## [Short exercise]
Write the lines out again, from the top of the material to the line containing "zone limited to", pictures excluded.

+++ Data block

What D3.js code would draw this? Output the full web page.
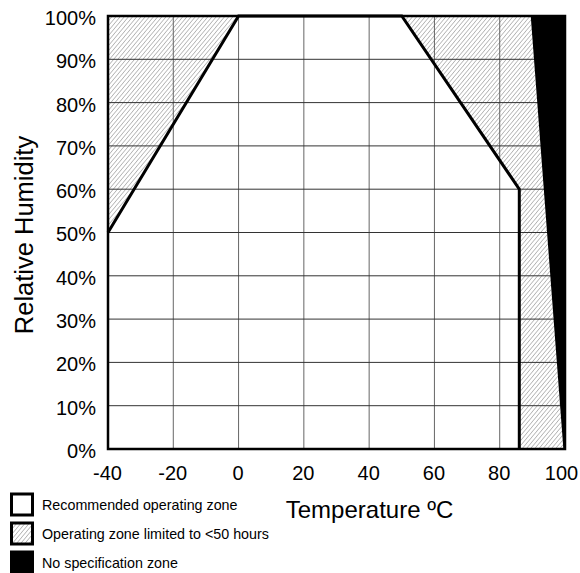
<!DOCTYPE html>
<html><head><meta charset="utf-8">
<script src="https://cdn.jsdelivr.net/npm/d3@7"></script>
<style>body{margin:0;background:#fff;overflow:hidden}svg{display:block;font-family:"Liberation Sans",Arial,sans-serif}</style>
</head><body>
<svg id="c" width="580" height="573"></svg>
<script>
const xTicks = [-40,-20,0,20,40,60,80,100];
const yTicks = [0,10,20,30,40,50,60,70,80,90,100];
// zone polygons: [temperature, humidity %]
const recommendedBoundary = [[-40,50],[0,100],[50,100],[86,60],[86,0]];
const hatchedLeft = [[-40,100],[0,100],[-40,50]];
const hatchedRight = [[50,100],[89.5,100],[99.5,0],[86,0],[86,60]];
const noSpecZone = [[89.5,100],[100,100],[100,0],[99.5,0]];
const legendItems = ["Recommended operating zone","Operating zone limited to <50 hours","No specification zone"];

const svg = d3.select("#c");
const x = d3.scaleLinear().domain([-40,100]).range([108,565]);
const y = d3.scaleLinear().domain([0,100]).range([449,16]);

const defs = svg.append("defs");
const pat = defs.append("pattern").attr("id","hatch").attr("patternUnits","userSpaceOnUse")
  .attr("width",3.2).attr("height",3.2).attr("patternTransform","rotate(40)");
pat.append("line").attr("x1",0).attr("y1",0).attr("x2",0).attr("y2",3.2)
  .attr("stroke","#666").attr("stroke-width",0.8);

const line = d3.line().x(d=>x(d[0])).y(d=>y(d[1]));
svg.append("path").attr("d",line(hatchedLeft)+"Z").attr("fill","url(#hatch)");
svg.append("path").attr("d",line(hatchedRight)+"Z").attr("fill","url(#hatch)");

// grid
svg.append("g").selectAll("line").data(xTicks.slice(1,-1)).join("line")
  .attr("x1",d=>x(d)).attr("x2",d=>x(d)).attr("y1",y(0)).attr("y2",y(100))
  .attr("stroke","#666").attr("stroke-width",1);
svg.append("g").selectAll("line").data(yTicks.slice(1,-1)).join("line")
  .attr("x1",x(-40)).attr("x2",x(100)).attr("y1",d=>y(d)).attr("y2",d=>y(d))
  .attr("stroke","#333").attr("stroke-width",1);

svg.append("path").attr("d",line(noSpecZone)+"Z").attr("fill","#000");

svg.append("path").attr("d",line(recommendedBoundary)).attr("fill","none")
  .attr("stroke","#000").attr("stroke-width",3).attr("stroke-linejoin","miter");

svg.append("rect").attr("x",x(-40)).attr("y",y(100)).attr("width",x(100)-x(-40)).attr("height",y(0)-y(100))
  .attr("fill","none").attr("stroke","#000").attr("stroke-width",2.5);

// axes
const xAxis = d3.axisBottom(x).tickValues(xTicks).tickSize(0).tickPadding(0).tickFormat(d=>String(d));
const gx = svg.append("g").attr("transform",`translate(0,${y(0)})`).call(xAxis);
gx.select(".domain").remove();
gx.selectAll("text").attr("font-size",20).attr("fill","#000").attr("dy",null).attr("y",31)
  .attr("x",d=>d===100?-4:-1)
  .attr("font-family","Liberation Sans, Arial, sans-serif");

const yAxis = d3.axisLeft(y).tickValues(yTicks).tickSize(0).tickPadding(0).tickFormat(d=>d+"%");
const gy = svg.append("g").attr("transform",`translate(96,0)`).call(yAxis);
gy.select(".domain").remove();
gy.selectAll("text").attr("font-size",20).attr("fill","#000").attr("dy","0.42em").attr("x",0)
  .attr("font-family","Liberation Sans, Arial, sans-serif");

svg.append("text").attr("transform","translate(33,235) rotate(-90)").attr("text-anchor","middle")
  .attr("font-size",25.5).text("Relative Humidity");
svg.append("text").attr("x",369.5).attr("y",518).attr("text-anchor","middle")
  .attr("font-size",24).text("Temperature ºC");

// legend
const lg = svg.append("g");
const fills = ["#fff","url(#hatch)","#000"];
legendItems.forEach((t,i)=>{
  const yy = 494 + i*29;
  lg.append("rect").attr("x",11.5).attr("y",yy).attr("width",21).attr("height",21)
    .attr("fill",fills[i]).attr("stroke","#000").attr("stroke-width",3);
  lg.append("text").attr("x",42).attr("y",yy+16).attr("font-size",14.3).text(t);
});
</script>
</body></html>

++++++

## [Answer below]
What D3.js code would draw this? Output the full web page.
<!DOCTYPE html>
<html><head><meta charset="utf-8">
<script src="https://cdn.jsdelivr.net/npm/d3@7"></script>
<style>body{margin:0;background:#fff;overflow:hidden}svg{display:block;font-family:"Liberation Sans",Arial,sans-serif}</style>
</head><body>
<svg id="c" width="580" height="573"></svg>
<script>
const xTicks = [-40,-20,0,20,40,60,80,100];
const yTicks = [0,10,20,30,40,50,60,70,80,90,100];
// zone polygons: [temperature, humidity %]
const recommendedBoundary = [[-40,50],[0,100],[50,100],[86,60],[86,0]];
const hatchedLeft = [[-40,100],[0,100],[-40,50]];
const hatchedRight = [[50,100],[89.5,100],[99.5,0],[86,0],[86,60]];
const noSpecZone = [[89.5,100],[100,100],[100,0],[99.5,0]];
const legendItems = ["Recommended operating zone","Operating zone limited to <50 hours","No specification zone"];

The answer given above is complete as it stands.